Le plus important reste les heures, les journées que j'ai perdues en Egypte sans rien lire, sans rien analyser, sans sortir d'un vagabondage aventureux et délicieux. Je ne me suis jamais habitué à ce royaume, j'ai voulu y revenir car j'avais le sentiment que je n'avais encore rien vu.
J'ai appris à ne pas marcher trop vite, à m'attarder jusqu'à ce que la nuit efface les contours et que l'Histoire se dilue dans des ressouvenances imprécises.
Relations sentimentales, fraternelles, affectueuses, amoureuses, le dos tourné à tout ce qui n'est pas du domaine du sensible.
Peu à peu s'est installée l'impression que rien ne serait jamais fixé, prévisible.
Il est préférable de retenir les choses insolites qui sont plus que de simples curiosités.

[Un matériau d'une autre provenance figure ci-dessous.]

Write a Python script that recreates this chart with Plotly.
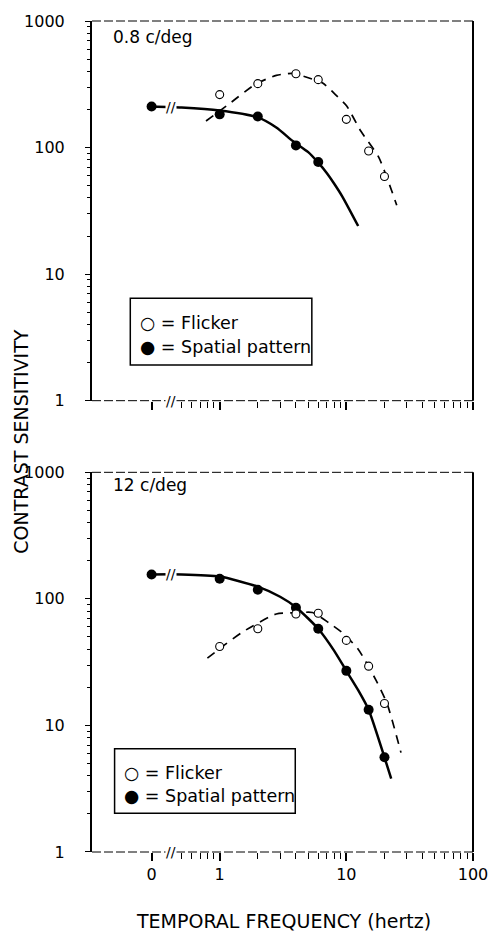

Les temples pharaoniques ne sont pas destinés à prouver l'existence de Dieu mais ils suggèrent que des présences invisibles habitent aussi l'univers manifesté.
Je n'ai pas pris possession de l'Egypte, je l'ai laissée lentement m'investir sans opposer de résistance. J'ai parfois fait semblant de m'éloigner, j'ai fait demi-tour quand j'ai senti que le lien risquait de se rompre. Je reste les yeux fermés à l'intérieur du sarcophage. La porte ouverte par le vent, les couleurs atténuées sur le mur qui s'effondre, se liquéfie et baigne dans des nuances aériennes.
Si la fin est envisageable, elle reste peu probable. Il fait très chaud, les heures s'envolent, les nécropoles ne sortent plus de leur torpeur qu'à la troisième heure de la nuit.
Je me déplace sans faire de bruit pour ne pas effrayer les derniers survivants. Les anciens Kémitiens ne sont pas tous morts.
Je suis entré pour oublier le reste du monde et les modèles imposés partout ailleurs. J'ai désormais d'autres exigences.
La cour dessinée par le Fils de Hapou dans le temple de Louxor était déserte. Elle n'avait jamais été aussi vide, aussi belle, elle proposait l'impossible, l'indéfinissable. Elle était la récompense que l'on obtient quand on a su revenir au moment le plus intensément réel.
Ici, rien d'hostile ou d'inquiétant.